When she started her business three years after the accident, it was merely an e-commerce venture. Nowadays, the business has come a long way from exclusively website sales. Her jewelry can be found in local coffee shops, farmers markets, and handicraft artisan goods store Morro Made.
When reflecting on Hardridge’s story, Morro Made storeowner and Cal Poly accounting lecturer Tim Ridout gushes with pride.
“The community just joys my heart so much. I can see people in person wearing my jewelry, I can see people on campus wearing my jewelry.”
Macey Hardridge
“What really stands out to me, as a Cal Poly grad, a transfer student, and now a teacher some 30 years later, is that Macey is living Learn by Doing,” Ridout said.
“She procures, manufactures, markets and sells all her own products. She has to try, fail and iterate. She has to organize her time to be a successful student and manage a whole business. While she’s taking classes, she has the real world to compare and contrast against the teachings. She has the opportunity to take what she’s already doing and fine tune it with newly learned concepts.”
When she’s not in class or her jewelry-making studio, if you’re looking for Macey Hardridge, you will most likely find her engaging with the community at one of the many local farmers markets in San Luis Obispo county. And these markets, aside from being her most lucrative selling touchpoint, are also her favorite place to be.
“The farmers markets and the SLO community are the reason for this business. I don’t think I would be able to continue this business with the same model if it was all online,” Hardridge said. “When I’m doing these in person markets and I have this consistent flow of people coming through and seeing the shop, I can see how people are interacting with the product. I’m able to get a more true idea of what products are liked and not liked.”
“The community just joys my heart so much. I can see people in person wearing my jewelry, I can see people on campus wearing my jewelry. I went to the Club Fair the other day, and I saw five people wearing my jewelry – just at the club fair!”
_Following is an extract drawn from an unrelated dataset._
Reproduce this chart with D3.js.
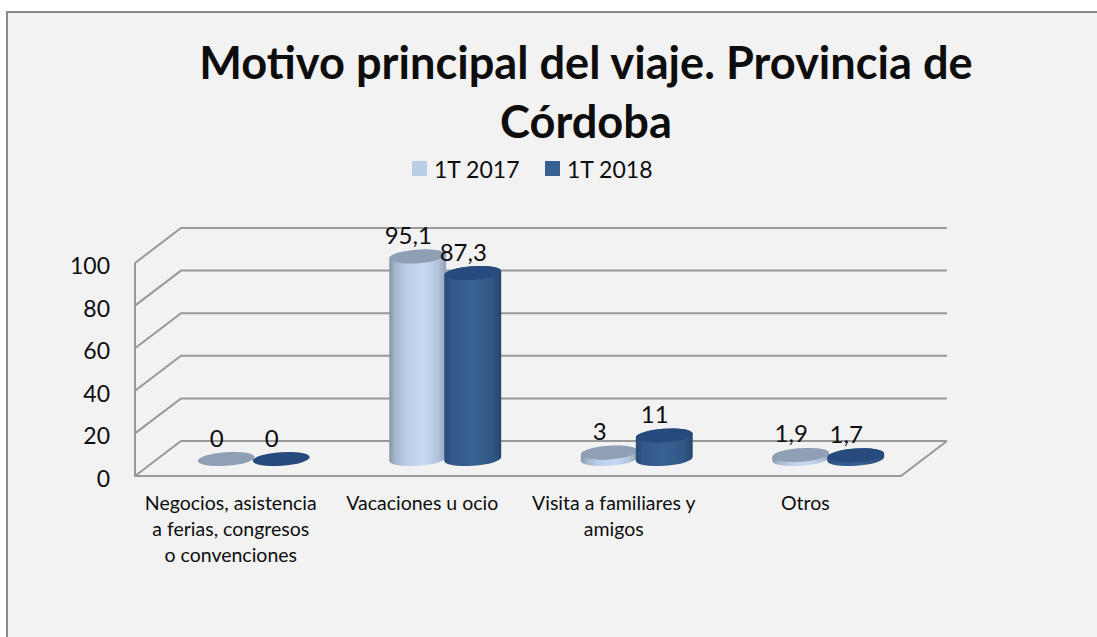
<!DOCTYPE html>
<html>
<head>
<meta charset="utf-8">
<script src="https://cdn.jsdelivr.net/npm/d3@7"></script>
<style>
  html, body { margin: 0; padding: 0; background: #fff; }
  svg { display: block; }
  text { font-family: Lato, "Open Sans", sans-serif; fill: #0d0d0d; }
</style>
</head>
<body>
<div id="chart"></div>
<script>
var titleLines = ["Motivo principal del viaje. Provincia de", "Córdoba"];
var categories = ["Negocios, asistencia a ferias, congresos o convenciones", "Vacaciones u ocio", "Visita a familiares y amigos", "Otros"];
var categoryLines = [
  ["Negocios, asistencia", "a ferias, congresos", "o convenciones"],
  ["Vacaciones u ocio"],
  ["Visita a familiares y", "amigos"],
  ["Otros"]
];
var seriesNames = ["1T 2017", "1T 2018"];
var values2017 = [0, 95.1, 3, 1.9];
var values2018 = [0, 87.3, 11, 1.7];
var yTicks = [0, 20, 40, 60, 80, 100];

var w = 1097, h = 637;
var depthX = 46, depthY = -35;   // 3d wall offset
var barW = 57, ry = 6.8, tilt = -4;

var svg = d3.select("#chart").append("svg").attr("width", w).attr("height", h);
var defs = svg.append("defs");

function gradient(id, stops) {
  var g = defs.append("linearGradient").attr("id", id);
  stops.forEach(function(s) {
    g.append("stop").attr("offset", s[0]).attr("stop-color", s[1]);
  });
}
gradient("body0", [[0, "#87949f"], [0.1, "#a5b5cb"], [0.3, "#bccfe8"], [0.6, "#c5d9f1"], [0.85, "#b3c5dd"], [1, "#93a2b6"]]);
gradient("body1", [[0, "#284a75"], [0.12, "#32588a"], [0.5, "#386193"], [0.85, "#305685"], [1, "#254570"]]);
var topColors = ["#8f9fb4", "#254a7b"];
var swatchColors = ["#b9cde5", "#376092"];

// background with the grey edge on the left and on top only
svg.append("rect").attr("x", 7).attr("y", 12).attr("width", w - 7).attr("height", h - 12).attr("fill", "#f2f2f2");
svg.append("path").attr("d", "M7,637 V12 H1097").attr("fill", "none").attr("stroke", "#898989").attr("stroke-width", 2);

var x0 = d3.scaleBand().domain(categories).range([135, 901]);
var x1 = d3.scaleBand().domain(seriesNames).range([0, 110]);
var y = d3.scaleLinear().domain([0, 100]).range([476, 263]);

// walls
var walls = svg.append("g").attr("fill", "none").attr("stroke", "#999").attr("stroke-width", 2);
yTicks.forEach(function(t) {
  walls.append("path").attr("d", "M135," + y(t) + " l" + depthX + "," + depthY + " H947");
});
walls.append("path").attr("d", "M135," + y(100) + " V" + y(0) + " H901 l" + depthX + "," + depthY);

// axes
var yAxis = svg.append("g").attr("transform", "translate(135,0)")
  .call(d3.axisLeft(y).tickValues(yTicks).tickSize(0).tickPadding(25));
yAxis.select(".domain").remove();
yAxis.selectAll("text").attr("font-size", 23).style("font-family", "Lato").attr("dy", "0.46em");

var xAxis = svg.append("g").attr("transform", "translate(0,476)")
  .call(d3.axisBottom(x0).tickSize(0));
xAxis.select(".domain").remove();
xAxis.selectAll("text").each(function(d, i) {
  var t = d3.select(this).text(null).attr("y", 0).attr("dy", null)
    .attr("font-size", 19.5).style("font-family", "Lato");
  categoryLines[i].forEach(function(line, j) {
    t.append("tspan").attr("x", 0).attr("y", 34 + j * 26).text(line);
  });
});

// cylinders
var rad = tilt * Math.PI / 180;
var ex = barW / 2 * Math.cos(rad), ey = barW / 2 * Math.sin(rad);
var baseY = y(0) - 17;

function cylinder(g, cx, v, si) {
  var top = baseY - (y(0) - y(v));
  if (v > 0) {
    var arc = "A" + barW / 2 + "," + ry + " " + tilt + " 0 ";
    g.append("path")
      .attr("d", "M" + (cx - ex) + "," + (top - ey) + " L" + (cx - ex) + "," + (baseY - ey) + " " +
        arc + "0 " + (cx + ex) + "," + (baseY + ey) + " L" + (cx + ex) + "," + (top + ey) + " " +
        arc + "0 " + (cx - ex) + "," + (top - ey) + "Z")
      .attr("fill", "url(#body" + si + ")");
  }
  g.append("ellipse")
    .attr("rx", barW / 2).attr("ry", ry)
    .attr("transform", "translate(" + cx + "," + top + ") rotate(" + tilt + ")")
    .attr("fill", topColors[si]);
}

var bars = svg.append("g");
var labels = svg.append("g").attr("text-anchor", "middle").attr("font-size", 24);
categories.forEach(function(c, i) {
  [values2017[i], values2018[i]].forEach(function(v, si) {
    var cx = x0(c) + x0.bandwidth() / 2 + depthX / 2 - 27.5 + x1(seriesNames[si]);
    cylinder(bars, cx, v, si);
    labels.append("text")
      .attr("x", cx - 9.5)
      .attr("y", baseY - (y(0) - y(v)) - 12.5)
      .text(String(v).replace(".", ","));
  });
});

// title
svg.append("g").attr("text-anchor", "middle").attr("font-size", 45.2).attr("font-weight", 700)
  .selectAll("text").data(titleLines).enter().append("text")
  .attr("x", 586).attr("y", function(d, i) { return 79 + i * 59; })
  .text(function(d) { return d; });

// legend
var legendX = [412, 545];
seriesNames.forEach(function(s, i) {
  svg.append("rect").attr("x", legendX[i]).attr("y", 161).attr("width", 15).attr("height", 15).attr("fill", swatchColors[i]);
  svg.append("text").attr("x", legendX[i] + 22).attr("y", 178).attr("font-size", 23).text(s);
});
</script>
</body>
</html>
At a recent farmer’s market in San Luis Obispo, Hardridge’s tent – characteristically enshrouded in foliage – sheltered her setup, which put all of Lucky Lucky’s products on display. Earrings, crystals, keychains, rings – every product that she offered was sprawled across tables in a decorative parade.
As guitar riffs courtesy of local live music reverberate from down the street, visibly intrigued visitors leaf through necklaces, keychains, and earrings. Here, with the community, at the farmer’s market – this is where Lucky Lucky Studios comes alive.
But Hardridge’s “forever dream,” she said, is to have a place of her own.
“I’ve always hoped to have a brick-and-mortar store, an actual storefront,” Hardridge said. To have my jewelry there all the time.”